Task brief:
Write every line out verbatim and omit the pictures.

Provided material:
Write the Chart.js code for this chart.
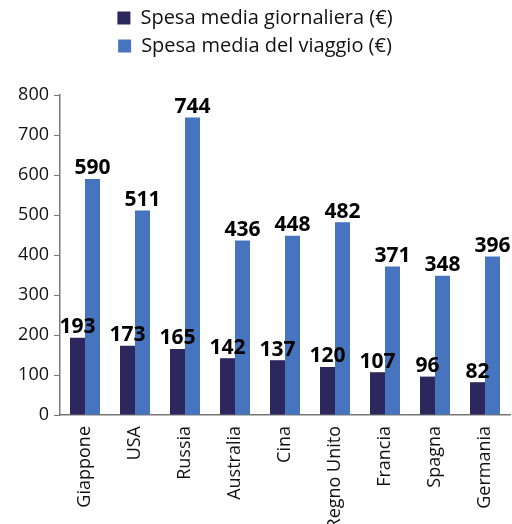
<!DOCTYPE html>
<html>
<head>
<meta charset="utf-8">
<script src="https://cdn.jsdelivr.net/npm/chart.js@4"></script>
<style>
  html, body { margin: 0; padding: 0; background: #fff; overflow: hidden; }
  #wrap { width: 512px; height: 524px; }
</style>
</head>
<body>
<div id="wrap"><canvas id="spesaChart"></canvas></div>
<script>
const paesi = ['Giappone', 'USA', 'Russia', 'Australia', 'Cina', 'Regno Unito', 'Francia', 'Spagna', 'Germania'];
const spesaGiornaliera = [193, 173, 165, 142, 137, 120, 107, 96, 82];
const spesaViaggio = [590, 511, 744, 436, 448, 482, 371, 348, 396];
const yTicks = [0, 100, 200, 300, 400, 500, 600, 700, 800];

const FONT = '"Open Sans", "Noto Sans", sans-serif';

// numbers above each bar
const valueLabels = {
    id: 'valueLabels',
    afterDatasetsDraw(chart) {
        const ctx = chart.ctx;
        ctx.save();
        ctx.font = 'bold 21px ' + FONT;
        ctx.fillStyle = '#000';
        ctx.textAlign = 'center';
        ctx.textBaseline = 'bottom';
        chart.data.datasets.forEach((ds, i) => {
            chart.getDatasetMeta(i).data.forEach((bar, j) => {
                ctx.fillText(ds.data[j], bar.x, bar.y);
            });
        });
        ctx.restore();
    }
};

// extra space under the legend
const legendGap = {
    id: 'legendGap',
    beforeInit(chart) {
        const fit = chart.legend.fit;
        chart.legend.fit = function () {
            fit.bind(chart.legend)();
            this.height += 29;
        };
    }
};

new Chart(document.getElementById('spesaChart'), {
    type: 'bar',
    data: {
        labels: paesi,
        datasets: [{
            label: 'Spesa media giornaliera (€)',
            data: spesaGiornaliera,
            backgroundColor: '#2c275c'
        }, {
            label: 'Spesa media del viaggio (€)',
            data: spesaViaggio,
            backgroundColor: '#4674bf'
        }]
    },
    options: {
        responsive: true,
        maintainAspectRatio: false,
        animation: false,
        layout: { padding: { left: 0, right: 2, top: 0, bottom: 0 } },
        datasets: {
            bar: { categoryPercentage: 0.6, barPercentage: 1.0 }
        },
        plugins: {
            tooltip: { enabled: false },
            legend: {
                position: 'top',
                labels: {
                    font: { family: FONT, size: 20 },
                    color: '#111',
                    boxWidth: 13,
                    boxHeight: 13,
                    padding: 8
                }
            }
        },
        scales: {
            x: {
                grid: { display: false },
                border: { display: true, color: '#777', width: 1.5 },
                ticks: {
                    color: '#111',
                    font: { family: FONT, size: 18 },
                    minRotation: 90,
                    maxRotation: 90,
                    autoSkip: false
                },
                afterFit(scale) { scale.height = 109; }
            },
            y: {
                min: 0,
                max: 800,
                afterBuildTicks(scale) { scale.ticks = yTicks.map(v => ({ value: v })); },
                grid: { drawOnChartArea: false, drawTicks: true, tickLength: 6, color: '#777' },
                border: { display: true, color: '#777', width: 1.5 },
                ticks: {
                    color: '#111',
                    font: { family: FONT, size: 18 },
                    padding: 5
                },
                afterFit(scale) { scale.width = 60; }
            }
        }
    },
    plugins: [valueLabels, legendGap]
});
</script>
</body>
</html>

Exercise result:
Write the Chart.js code for this chart.
<!DOCTYPE html>
<html>
<head>
<meta charset="utf-8">
<script src="https://cdn.jsdelivr.net/npm/chart.js@4"></script>
<style>
  html, body { margin: 0; padding: 0; background: #fff; overflow: hidden; }
  #wrap { width: 512px; height: 524px; }
</style>
</head>
<body>
<div id="wrap"><canvas id="spesaChart"></canvas></div>
<script>
const paesi = ['Giappone', 'USA', 'Russia', 'Australia', 'Cina', 'Regno Unito', 'Francia', 'Spagna', 'Germania'];
const spesaGiornaliera = [193, 173, 165, 142, 137, 120, 107, 96, 82];
const spesaViaggio = [590, 511, 744, 436, 448, 482, 371, 348, 396];
const yTicks = [0, 100, 200, 300, 400, 500, 600, 700, 800];

const FONT = '"Open Sans", "Noto Sans", sans-serif';

// numbers above each bar
const valueLabels = {
    id: 'valueLabels',
    afterDatasetsDraw(chart) {
        const ctx = chart.ctx;
        ctx.save();
        ctx.font = 'bold 21px ' + FONT;
        ctx.fillStyle = '#000';
        ctx.textAlign = 'center';
        ctx.textBaseline = 'bottom';
        chart.data.datasets.forEach((ds, i) => {
            chart.getDatasetMeta(i).data.forEach((bar, j) => {
                ctx.fillText(ds.data[j], bar.x, bar.y);
            });
        });
        ctx.restore();
    }
};

// extra space under the legend
const legendGap = {
    id: 'legendGap',
    beforeInit(chart) {
        const fit = chart.legend.fit;
        chart.legend.fit = function () {
            fit.bind(chart.legend)();
            this.height += 29;
        };
    }
};

new Chart(document.getElementById('spesaChart'), {
    type: 'bar',
    data: {
        labels: paesi,
        datasets: [{
            label: 'Spesa media giornaliera (€)',
            data: spesaGiornaliera,
            backgroundColor: '#2c275c'
        }, {
            label: 'Spesa media del viaggio (€)',
            data: spesaViaggio,
            backgroundColor: '#4674bf'
        }]
    },
    options: {
        responsive: true,
        maintainAspectRatio: false,
        animation: false,
        layout: { padding: { left: 0, right: 2, top: 0, bottom: 0 } },
        datasets: {
            bar: { categoryPercentage: 0.6, barPercentage: 1.0 }
        },
        plugins: {
            tooltip: { enabled: false },
            legend: {
                position: 'top',
                labels: {
                    font: { family: FONT, size: 20 },
                    color: '#111',
                    boxWidth: 13,
                    boxHeight: 13,
                    padding: 8
                }
            }
        },
        scales: {
            x: {
                grid: { display: false },
                border: { display: true, color: '#777', width: 1.5 },
                ticks: {
                    color: '#111',
                    font: { family: FONT, size: 18 },
                    minRotation: 90,
                    maxRotation: 90,
                    autoSkip: false
                },
                afterFit(scale) { scale.height = 109; }
            },
            y: {
                min: 0,
                max: 800,
                afterBuildTicks(scale) { scale.ticks = yTicks.map(v => ({ value: v })); },
                grid: { drawOnChartArea: false, drawTicks: true, tickLength: 6, color: '#777' },
                border: { display: true, color: '#777', width: 1.5 },
                ticks: {
                    color: '#111',
                    font: { family: FONT, size: 18 },
                    padding: 5
                },
                afterFit(scale) { scale.width = 60; }
            }
        }
    },
    plugins: [valueLabels, legendGap]
});
</script>
</body>
</html>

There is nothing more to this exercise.